[Python-ideas] Concurrency Modules

Mon Jul 27 08:10:54 CEST 2015

On Jul 26, 2015, at 23:54, Sven R. Kunze <srkunze at mail.de> wrote:
> 
> Big thanks to you, Andrew, Nick and Nikolaus for the latest comments and ideas.
> 
> I think the table is in a very good shape now and the questions I started this thread with are now answered (at least) to my satisfaction. The relationships are clear (they are all different modules for the same overall purpose), they have different fields of application (cpu vs io) and they have slightly different properties.
> 
> 
> How do we proceed from here?
> 
> 
> Btw. the number of different approaches (currently 3, but I assume this will go up in the future) is quite unfortunate.

It may go up to four with subinterpreters or something like PyParallel, but I can't see much reason for it to go beyond that in the foreseeable future. 

In theory, there are two possible things missing here: preemptive, non-GIL-restricted, CPU-parallel switching, with implicit shared data (like threads in, say, Java), and the same without implicit shared data but still with efficient explicit shared data (like Erlang processes). But I don't think the former will ever happen in CPython, and in other interpreters it will just use the same API that threads do today (as is already true for Jython).

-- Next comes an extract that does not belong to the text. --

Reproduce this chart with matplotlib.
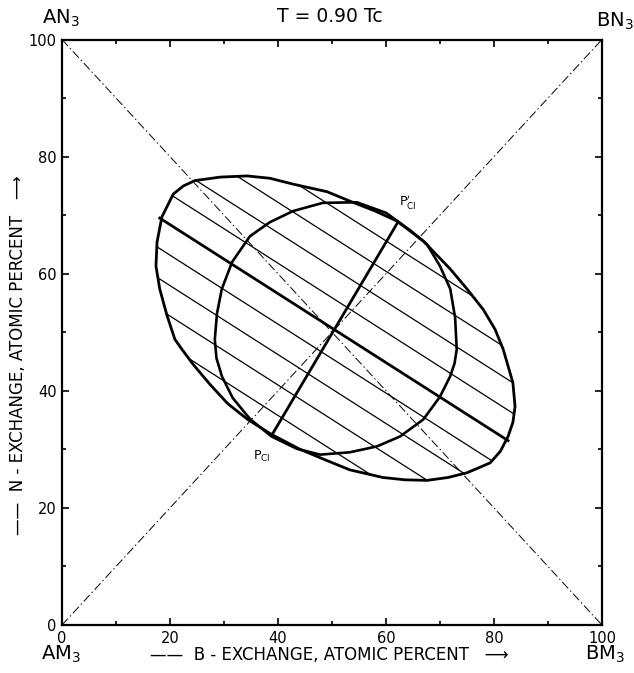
import numpy as np
import matplotlib.pyplot as plt
from matplotlib.patches import Polygon

# outer boundary curve (clockwise from the left end)
outer_x = [17.4, 17.6, 18.5, 20.6, 22.5, 24.6, 29.3, 34.3, 38.5, 42.8, 49.1, 53.3,
           58.0, 62.0, 66.9, 71.9, 75.0, 78.0, 80.2, 81.7, 83.5, 83.9, 83.5, 82.6,
           81.2, 79.3, 75.0, 71.5, 67.6, 63.5, 59.4, 53.3, 48.5, 44.1, 38.9, 34.4,
           30.7, 27.4, 24.3, 22.2, 20.9, 19.4, 18.1]
outer_y = [61.3, 65.4, 69.7, 73.6, 75.0, 75.9, 76.5, 76.7, 76.3, 75.3, 74.0, 72.4,
           70.7, 69.0, 65.6, 60.8, 57.4, 53.9, 50.5, 47.1, 41.4, 37.3, 34.6, 32.2,
           29.7, 27.7, 26.0, 25.2, 24.7, 24.8, 25.2, 26.5, 28.3, 30.0, 32.5, 35.1,
           37.8, 41.1, 44.5, 47.1, 48.8, 53.0, 57.4]

# inner curve
inner_x = [28.3, 28.7, 29.6, 31.5, 34.8, 38.5, 42.8, 48.3, 54.6, 60.0, 64.5, 67.6,
           70.0, 71.9, 72.8, 73.1, 72.7, 71.9, 70.0, 66.9, 62.6, 58.3, 53.3, 47.8,
           43.5, 38.8, 34.8, 31.6, 29.6, 28.6]
inner_y = [48.8, 53.2, 57.4, 62.0, 66.4, 68.8, 70.7, 72.1, 72.2, 70.4, 67.4, 65.0,
           61.3, 57.4, 52.5, 47.1, 44.7, 42.5, 39.0, 35.1, 32.2, 30.5, 29.5, 29.1,
           30.1, 32.2, 35.2, 38.8, 42.5, 45.6]

# tie lines: common slope, value of y where each crosses x = 50
tie_slope = -0.589
tie_at50 = [29.9, 35.1, 40.3, 45.5, 55.9, 61.1, 66.3, 71.5]

# heavy tie line and the line joining the critical points
main_tie_x, main_tie_y = [18.1, 82.6], [69.5, 31.5]
crit_x, crit_y = [38.9, 62.2], [32.5, 68.8]

ticks = [0, 20, 40, 60, 80, 100]

fig = plt.figure(figsize=(6.34, 6.73), dpi=100)
ax = fig.add_axes([0.0978, 0.0713, 0.8517, 0.870])
ax.set_xlim(0, 100)
ax.set_ylim(0, 100)

dashdot = (0, (9, 3, 1.5, 3))
ax.plot([0, 100], [0, 100], color='k', lw=0.7, ls=dashdot)
ax.plot([0, 100], [100, 0], color='k', lw=0.7, ls=dashdot)

outline = Polygon(np.column_stack([outer_x, outer_y]), closed=True,
                  fill=False, ec='k', lw=2.0, joinstyle='round')
ax.add_patch(outline)
ax.add_patch(Polygon(np.column_stack([inner_x, inner_y]), closed=True,
                     fill=False, ec='k', lw=1.9, joinstyle='round'))

xs = np.array([0.0, 100.0])
for b in tie_at50:
    ln, = ax.plot(xs, b + tie_slope * (xs - 50), color='k', lw=0.9)
    ln.set_clip_path(outline)

ax.plot(main_tie_x, main_tie_y, color='k', lw=2.0)
ax.plot(crit_x, crit_y, color='k', lw=2.0)

ax.text(37.0, 28.8, r'P$_{\mathsf{CI}}$', fontsize=9, ha='center', va='center')
ax.text(64.0, 72.3, r"P$^{\prime}_{\mathsf{CI}}$", fontsize=9, ha='center', va='center')

ax.set_xticks(ticks)
ax.set_yticks(ticks)
ax.set_xticks(range(10, 100, 20), minor=True)
ax.set_yticks(range(10, 100, 20), minor=True)
ax.tick_params(which='both', direction='in', top=True, right=True, width=1.2,
               labelsize=10.5, pad=4)
ax.tick_params(which='major', length=5)
ax.tick_params(which='minor', length=3)
for s in ax.spines.values():
    s.set_linewidth(1.6)

fig.text(0.52, 0.975, 'T = 0.90 Tc', fontsize=13.5, ha='center', va='center')
fig.text(0.096, 0.972, r'AN$_3$', fontsize=14, ha='center', va='center')
fig.text(0.970, 0.968, r'BN$_3$', fontsize=14, ha='center', va='center')
fig.text(0.096, 0.027, r'AM$_3$', fontsize=14, ha='center', va='center')
fig.text(0.955, 0.027, r'BM$_3$', fontsize=14, ha='center', va='center')
fig.text(0.52, 0.027, '——  B - EXCHANGE, ATOMIC PERCENT   ⟶', fontsize=12,
         ha='center', va='center')
fig.text(0.028, 0.472, '——  N - EXCHANGE, ATOMIC PERCENT   ⟶', fontsize=12,
         ha='center', va='center', rotation=90)

fig.savefig('out.png', dpi=100)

> What's even more unfortunate is the missing exchangeability due to API differences and a common syntax for executing functions concurrently.

But you don't really need any social syntax. Submitting a function to an executor and getting back a future is only tricky in languages like Java because they don't have first-class functions. In Python

> Something that struck me as odd was that asyncio got syntactic sugar although the module itself is actually quite young compared to the support of processes and of threads. These two alternatives have actually no a single bit of syntax support until now.

The other two don't need that syntactic support. The point of the await keyword is to mark explicit switch points (yield from also does that, but it's also used in traditional generators, which can be confusing), while async is to mark functions that need to be awaited (yield or yield from also does that, but again, that can be confusing--plus, sometimes you need to make a function awaitable even though it doesn't await anything, which in 3.4 required either a meaningless yield or a special decorator). The fact that coroutines and generators are the same thing under the covers is a very nifty feature for interpreter implementors and maybe library implementors, but end users who just want to write coroutines shouldn't have to understand that. (This was obvious to Greg Ewing when he proposed cofunctions a few years ago, but it looks like nobody else really got it until people had experience using asyncio.)

Since threads and processes both do implicit switching, they have no use for anything similar. Every expression may switch, not just await expressions, and every function may get switched out, not just async functions.

One way to look at it is that the syntactic supports makes asyncio look almost as nice as threads--as nice as it can given that switches have to be explicit. (You can always use a third-party greenlet based library like gevent to give you implicit but still cooperative switching, which looks just like threads--although that can be misleading because it doesn't act just like threads.)